涼しい顔をしている者や疲労困憊の者と様々だが表彰式と閉会式は予定通りに行われた。
今回の総当たり戦の結果、六勝一敗のイタリア代表、フェモラーリが世界最強の座に就いた。
シンは四勝三敗という結果に終わったがフェモラーリに唯一勝利し、Aimeeとの公開口づけした件で脚光を浴びる事になった。
何台ものカメラに撮られ記者達からコメントを求められたが、何を答えたのか覚えておらず、とにかく早く帰りたい気持ちで一杯だった。
「お前、大丈夫か?」
「……はい」
「初めてのランク急なら仕方ないが、あまり気に病むなよ。あれはお前のせいじゃない」
「でも。俺が强選手を」
「お前は見てなかっただろうが、俺が最後に戦ったメイソンも病院に運ばれた」
閉会式に参加出来た選手は五人だ。
同意書に署名しているとはいえ、犠牲者を三名も出してしまった世界大会は気持ちの良い終わり方ではなかった。

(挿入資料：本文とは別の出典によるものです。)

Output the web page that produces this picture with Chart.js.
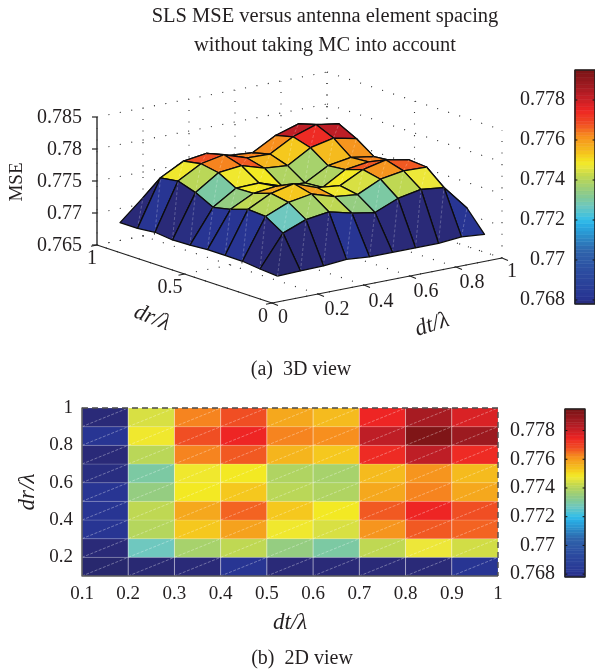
<!DOCTYPE html>
<html><head><meta charset="utf-8">
<script src="https://cdn.jsdelivr.net/npm/chart.js@4"></script>
<style>
html,body{margin:0;padding:0;background:#fff;overflow:hidden}
#wrap{position:relative;width:595px;height:672px;overflow:hidden}
canvas{position:absolute}
</style></head><body>
<div id="wrap">
<canvas id="c3d" width="595" height="390" style="left:0;top:0;width:595px;height:390px"></canvas>
<canvas id="cb1" width="95" height="260" style="left:500px;top:60px;width:95px;height:260px"></canvas>
<canvas id="c2d" width="595" height="282" style="left:0;top:390px;width:595px;height:282px"></canvas>
<canvas id="cb2" width="95" height="200" style="left:500px;top:395px;width:95px;height:200px"></canvas>
</div>
<script>
// ---------- data ----------
const dtValues = [0.1,0.2,0.3,0.4,0.5,0.6,0.7,0.8,0.9,1];
const drValues = [0.1,0.2,0.3,0.4,0.5,0.6,0.7,0.8,0.9,1];
const mseDr01 = [.7676,.7677,.7678,.7681,.7678,.7678,.7678,.7678,.7681,.7678];
const mseDr02 = [.7678,.7727,.7741,.7746,.7737,.7731,.7746,.7753,.7749,.7710];
const mseDr03 = [.7681,.7744,.7759,.7765,.7754,.7750,.7767,.7773,.7772,.7720];
const mseDr04 = [.7681,.7746,.7764,.7772,.7759,.7755,.7773,.7781,.7774,.7725];
const mseDr05 = [.7681,.7737,.7755,.7759,.7745,.7743,.7764,.7769,.7764,.7720];
const mseDr06 = [.7679,.7731,.7754,.7755,.7743,.7741,.7761,.7767,.7761,.7720];
const mseDr07 = [.7678,.7745,.7769,.7773,.7762,.7759,.7780,.7788,.7780,.7725];
const mseDr08 = [.7681,.7754,.7774,.7781,.7769,.7768,.7788,.7800,.7794,.7730];
const mseDr09 = [.7678,.7750,.7769,.7774,.7764,.7761,.7781,.7792,.7784,.7730];
const mseDr10 = [.7678,.7710,.7720,.7720,.7720,.7720,.7725,.7730,.7725,.7715];
const mseGrid = [mseDr01,mseDr02,mseDr03,mseDr04,mseDr05,mseDr06,mseDr07,mseDr08,mseDr09,mseDr10];

const zTicks3d = [0.765,0.77,0.775,0.78,0.785];
const zTickLabels3d = ['0.765','0.77','0.775','0.78','0.785'];
const dtTicks3d = [0,0.2,0.4,0.6,0.8,1];
const dtTickLabels3d = ['0','0.2','0.4','0.6','0.8','1'];
const drTicks3d = [0,0.5,1];
const drTickLabels3d = ['0','0.5','1'];
const xTicks2d = [0.1,0.2,0.3,0.4,0.5,0.6,0.7,0.8,0.9,1];
const xTickLabels2d = ['0.1','0.2','0.3','0.4','0.5','0.6','0.7','0.8','0.9','1'];
const yTicks2d = [0.2,0.4,0.6,0.8,1];
const yTickLabels2d = ['0.2','0.4','0.6','0.8','1'];
const barTicks = [0.768,0.77,0.772,0.774,0.776,0.778];
const barTickLabels = ['0.768','0.77','0.772','0.774','0.776','0.778'];
const climLow = 0.7678, climHigh = 0.7795;

// colour map
const cmapValues = [.7676,.7678,.7681,.7695,.7705,.7712,.7717,.7720,.7724,.7727,.7731,.7735,.7739,.7743,.7747,.7749,.7753,.7758,.7762,.7765,.7768,.7775,.7782,.7788,.7795];
const cmapColors = ['#28286e','#2a2a78','#283593','#2d4ea1','#2f66ad','#2b8fcb','#29aae2','#33bdea','#55c4cf','#6fc8bf','#80c99b','#97cd7f','#aed464','#c8da4a','#ede739','#f3e923','#f5c81e','#f5a81d','#f78f1e','#f46e21','#f04e23','#ee2524','#be1e26','#9c1a20','#7a1416'];

function hexRgb(h){return [1,3,5].map(i=>parseInt(h.substr(i,2),16));}
function colorOf(v){
  if(v<=cmapValues[0]) return cmapColors[0];
  for(let i=1;i<cmapValues.length;i++){
    if(v<=cmapValues[i]){
      const t=(v-cmapValues[i-1])/(cmapValues[i]-cmapValues[i-1]);
      const a=hexRgb(cmapColors[i-1]),b=hexRgb(cmapColors[i]);
      return 'rgb('+a.map((c,k)=>Math.round(c+(b[k]-c)*t)).join(',')+')';
    }
  }
  return cmapColors[cmapColors.length-1];
}
// the printed colours sit slightly below the heights
function cellColor(v){
  if(v<=.7727) return colorOf(v);
  if(v<=.7753) return colorOf(.7727+(v-.7727)/1.3);
  return colorOf(v-.0006);
}

Chart.defaults.font.family = '"Liberation Serif", serif';
Chart.defaults.color = '#231f20';
Chart.defaults.animation = false;
Chart.defaults.responsive = false;
Chart.defaults.plugins.legend.display = false;
Chart.defaults.plugins.tooltip.enabled = false;
Chart.defaults.elements.point.radius = 0;

function poly(points, fillColor, stroke, width, dash){
  return {type:'scatter', showLine:true, data:points, clip:false,
    fill: fillColor ? 'shape' : false, backgroundColor: fillColor || 'transparent',
    borderColor: stroke || 'transparent', borderWidth: width===undefined?0:width,
    borderDash: dash||[], borderJoinStyle:'round', borderCapStyle:'butt', tension:0, pointRadius:0};
}
function noAxisPad(s){s.paddingTop=0;s.paddingBottom=0;s.paddingLeft=0;s.paddingRight=0;}

// ---------- 3D view: orthographic projection of (dt, dr, mse) ----------
const ORIGIN = {x:272,y:303};
const DT_VEC = {x:230,y:-45};
const DR_VEC = {x:-175,y:-58};
const Z_BASE = 0.765, Z_PX_PER_UNIT = 6400;
function project(dt,dr,z){
  return {x:ORIGIN.x+DT_VEC.x*dt+DR_VEC.x*dr,
          y:ORIGIN.y+DT_VEC.y*dt+DR_VEC.y*dr-(z-Z_BASE)*Z_PX_PER_UNIT};
}
const back = [];
const DOT = [1.1,10.5];
const zTop = zTicks3d[zTicks3d.length-1], zBot = zTicks3d[0];
function dotted(a,b){back.push(poly([a,b],null,'#333',1.1,DOT));}
zTicks3d.forEach(z=>{
  dotted(project(0,1,z),project(1,1,z));
  dotted(project(1,1,z),project(1,0,z));
});
dtTicks3d.forEach(t=>{
  dotted(project(t,1,zBot),project(t,1,zTop));
  dotted(project(t,0,zBot),project(t,1,zBot));
});
drTicks3d.forEach(r=>{
  dotted(project(1,r,zBot),project(1,r,zTop));
  dotted(project(0,r,zBot),project(1,r,zBot));
});
// axes
back.push(poly([project(0,1,zBot),project(0,1,zTop)],null,'#444',1.6));
back.push(poly([project(0,1,zBot),project(0,0,zBot),project(1,0,zBot)],null,'#222',1.2));
zTicks3d.forEach(z=>{const p=project(0,1,z);back.push(poly([p,{x:p.x-5,y:p.y}],null,'#222',1.2));});
dtTicks3d.forEach(t=>{const p=project(t,0,zBot);back.push(poly([p,{x:p.x+6,y:p.y+2.4}],null,'#222',1.1));});
drTicks3d.forEach(r=>{const p=project(0,r,zBot);back.push(poly([p,{x:p.x-6,y:p.y+1.2}],null,'#222',1.1));});

// surface facets, painted from far to near
const facets = [];
for(let i=dtValues.length-2;i>=0;i--){
  for(let j=drValues.length-2;j>=0;j--){
    const a=project(dtValues[i],drValues[j],mseGrid[j][i]);
    const b=project(dtValues[i+1],drValues[j],mseGrid[j][i+1]);
    const c=project(dtValues[i+1],drValues[j+1],mseGrid[j+1][i+1]);
    const d=project(dtValues[i],drValues[j+1],mseGrid[j+1][i]);
    facets.push(poly([a,b,c,d,a],cellColor(mseGrid[j][i]),'#0c0c0c',1.3));
    facets.push(poly([a,c],null,'rgba(255,255,255,0.3)',0.8,[3,2]));
  }
}
const CAPTION_FONT='20px "Liberation Serif"';
const labels3d = {
  id:'labels3d',
  afterDraw(chart){
    const ctx=chart.ctx;
    const sx=chart.scales.x, sy=chart.scales.y;
    ctx.save();
    ctx.fillStyle='#231f20';
    ctx.textBaseline='middle';
    ctx.font='20px "Liberation Serif"';
    ctx.textAlign='right';
    zTicks3d.forEach((z,i)=>{const p=project(0,1,z);ctx.fillText(zTickLabels3d[i],sx.getPixelForValue(p.x-15),sy.getPixelForValue(p.y+1));});
    ctx.textAlign='center';
    const drOff=[[-9,14],[-14.5,14],[-5,14]];
    drTicks3d.forEach((r,i)=>{const p=project(0,r,zBot);ctx.fillText(drTickLabels3d[i],sx.getPixelForValue(p.x+drOff[i][0]),sy.getPixelForValue(p.y+drOff[i][1]));});
    const dtOff=[[11,15],[19,16],[17,17],[16,16],[16,16],[10,14]];
    dtTicks3d.forEach((t,i)=>{const p=project(t,0,zBot);ctx.fillText(dtTickLabels3d[i],sx.getPixelForValue(p.x+dtOff[i][0]),sy.getPixelForValue(p.y+dtOff[i][1]));});
    const rotated=(txt,x,y,ang,font)=>{ctx.save();ctx.translate(sx.getPixelForValue(x),sy.getPixelForValue(y));ctx.rotate(ang);ctx.font=font;ctx.fillText(txt,0,0);ctx.restore();};
    rotated('MSE',17,182,-Math.PI/2,'19px "Liberation Serif"');
    rotated('dr/λ',152,318,22*Math.PI/180,'italic 23px "Liberation Serif"');
    rotated('dt/λ',432,325,-18*Math.PI/180,'italic 23px "Liberation Serif"');
    ctx.font=CAPTION_FONT;
    ctx.fillText('(a)  3D view',301,370);
    ctx.restore();
  }
};
new Chart(document.getElementById('c3d'),{
  type:'scatter',
  data:{datasets:back.concat(facets).reverse()},
  options:{
    layout:{padding:{left:55,right:0,top:0,bottom:30}},
    plugins:{
      title:{display:true,text:['SLS MSE versus antenna element spacing','without taking MC into account'],
        font:{size:20.5,weight:'normal',lineHeight:1.4},padding:{top:2.6,bottom:0},color:'#231f20'}
    },
    scales:{
      x:{type:'linear',display:false,min:55,max:595},
      y:{type:'linear',display:false,reverse:true,min:60,max:360}
    }
  },
  plugins:[labels3d]
});

// ---------- 2D view ----------
const cells=[];
for(let j=0;j<drValues.length-1;j++){
  for(let i=0;i<dtValues.length-1;i++){
    const x0=dtValues[i],x1=dtValues[i+1],y0=drValues[j],y1=drValues[j+1];
    cells.push(poly([{x:x0,y:y0},{x:x1,y:y0},{x:x1,y:y1},{x:x0,y:y1},{x:x0,y:y0}],cellColor(mseGrid[j][i]),'rgba(255,255,255,0.2)',0.8));
    cells.push(poly([{x:x0,y:y0},{x:x1,y:y1}],null,'rgba(255,255,255,0.42)',0.8,[3,1.5]));
  }
}
const box=[
  poly([{x:.1,y:1},{x:.1,y:.1},{x:1,y:.1}],null,'#5a5a5a',1.5),
  poly([{x:.1,y:1},{x:1,y:1},{x:1,y:.1}],null,'#4a4a4a',1.4,[6,4])
];
const caption2d={id:'caption2d',afterDraw(chart){
  const ctx=chart.ctx;ctx.save();ctx.fillStyle='#231f20';ctx.textAlign='center';ctx.textBaseline='middle';
  ctx.font=CAPTION_FONT;ctx.fillText('(b)  2D view',302,269);ctx.restore();
}};
new Chart(document.getElementById('c2d'),{
  type:'scatter',
  data:{datasets:cells.concat(box).reverse()},
  options:{
    layout:{padding:{left:0,right:97,top:18,bottom:0}},
    scales:{
      x:{type:'linear',min:.1,max:1,grid:{display:false,drawTicks:false},border:{display:false},
        afterBuildTicks(s){s.ticks=xTicks2d.map(v=>({value:v}));},
        afterFit(s){s.height=96;noAxisPad(s);},
        ticks:{autoSkip:false,maxRotation:0,padding:7,font:{size:19},callback(v){return xTickLabels2d[xTicks2d.indexOf(v)];}},
        title:{display:true,text:'dt/λ',font:{size:23,style:'italic'},padding:{top:0,bottom:35}}},
      y:{type:'linear',min:.1,max:1,grid:{display:false,drawTicks:false},border:{display:false},
        afterBuildTicks(s){s.ticks=yTicks2d.map(v=>({value:v}));},
        afterFit(s){s.width=82;noAxisPad(s);},
        ticks:{autoSkip:false,padding:9,font:{size:19},callback(v){return yTickLabels2d[yTicks2d.indexOf(v)];}},
        title:{display:true,text:'dr/λ',font:{size:23,style:'italic'},padding:{top:14,bottom:0}}}
    }
  },
  plugins:[caption2d]
});

// ---------- colour bars ----------
function colorBar(id,padTop,padBottom,padRight,axisWidth){
  const n=64, ds=[];
  for(let k=0;k<n;k++){
    const lo=climLow+(climHigh-climLow)*k/n, hi=climLow+(climHigh-climLow)*(k+1)/n;
    const col=colorOf((lo+hi)/2);
    ds.push(poly([{x:0,y:lo},{x:1,y:lo},{x:1,y:hi},{x:0,y:hi},{x:0,y:lo}],col,col,0.6));
  }
  barTicks.forEach(v=>{
    ds.push(poly([{x:0,y:v},{x:.12,y:v}],null,'#111',1));
    ds.push(poly([{x:.88,y:v},{x:1,y:v}],null,'#111',1));
  });
  ds.push(poly([{x:0,y:climLow},{x:1,y:climLow},{x:1,y:climHigh},{x:0,y:climHigh},{x:0,y:climLow}],null,'#222',1.5));
  new Chart(document.getElementById(id),{
    type:'scatter',
    data:{datasets:ds.reverse()},
    options:{
      layout:{padding:{left:0,right:padRight,top:padTop,bottom:padBottom}},
      scales:{
        x:{type:'linear',display:false,min:0,max:1},
        y:{type:'linear',min:climLow,max:climHigh,grid:{display:false,drawTicks:false},border:{display:false},
          afterBuildTicks(s){s.ticks=barTicks.map(v=>({value:v}));},
          afterFit(s){s.width=axisWidth;noAxisPad(s);},
          ticks:{autoSkip:false,padding:10,font:{size:20},callback(v){return barTickLabels[barTicks.indexOf(v)];}}}
      }
    }
  });
}
colorBar('cb1',10,16,0,75);
colorBar('cb2',14,18,10,65);
</script>
</body></html>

それでも現地で観戦していた者達や各国首脳陣の中には絶賛する者が居る事も事実で、鷺ノ宮エンタープライズとしては今回の大会は大成功だったと言える。
「おめでとう、フェモラーリ選手。私も戦いたくなってしまいました」
「ありがとうございます。本当に今回の大会を放送して良かったんですか? シエルデヴァイスのアップグレードによってショッキングな映像がお茶の間に流れたのでは?」
「心配には及びません。優秀なカメラマンが撮っているからね。時にうちのシン選手はどうだったかね?」
「"魔王"にしては優し過ぎるでしょう」
「それが彼の良い所ですよ」
フェモラーリとの握手を終えた進堂総理はAimeeの元へ向い、胡散臭い笑顔を浮かべた。
「今回は自分のカードで参加してくれたようですね」
「別に。私は彼に会いに来ただけ」
「君には感謝しています。あの時、君が【色欲の魔兎】を選んだくれたお陰で兎が飛び跳ねる姿を見る事が出来たのですから」
「貴方、なに?」
「君の猫は気まぐれでしょう。だが良く管理出来ている。あとは好感度だけですね」
全てを見透かす目が気に食わない。Aimeeは視線を逸らしたが、そんな彼女を気にも留めずに進堂総理はシンの前に移動した。
「君には驚かされるよ、シン選手」
「これで良いですか? 俺は全力で戦って四勝ですよ。【色欲の魔兎】も手に入ったし、これでシエルカードゲームを辞めます」
「えぇ、満足しました。帰国後はゆっくり休むと良い。冬休みはまだ長いからね」
こうして世界大会は閉幕し、五人の選手は賞金を得たが誰一人として母国に持ち帰ると言う者は居なかった。
この大会でシエル症候群を発症した三名の選手と他の患者達の為に募金を提言し、それぞれ帰国する準備を整える。
「本当に気にしないでね。あれは事故だよ」
「あぁ。分かってる」
「落ち着いたら招待状を贈るからフランスへ来て。待ってる」
シンを乗せた飛行機は日本へと飛び立ち、彼は高校二年生の冬休みを憂鬱な気持ちで過ごした。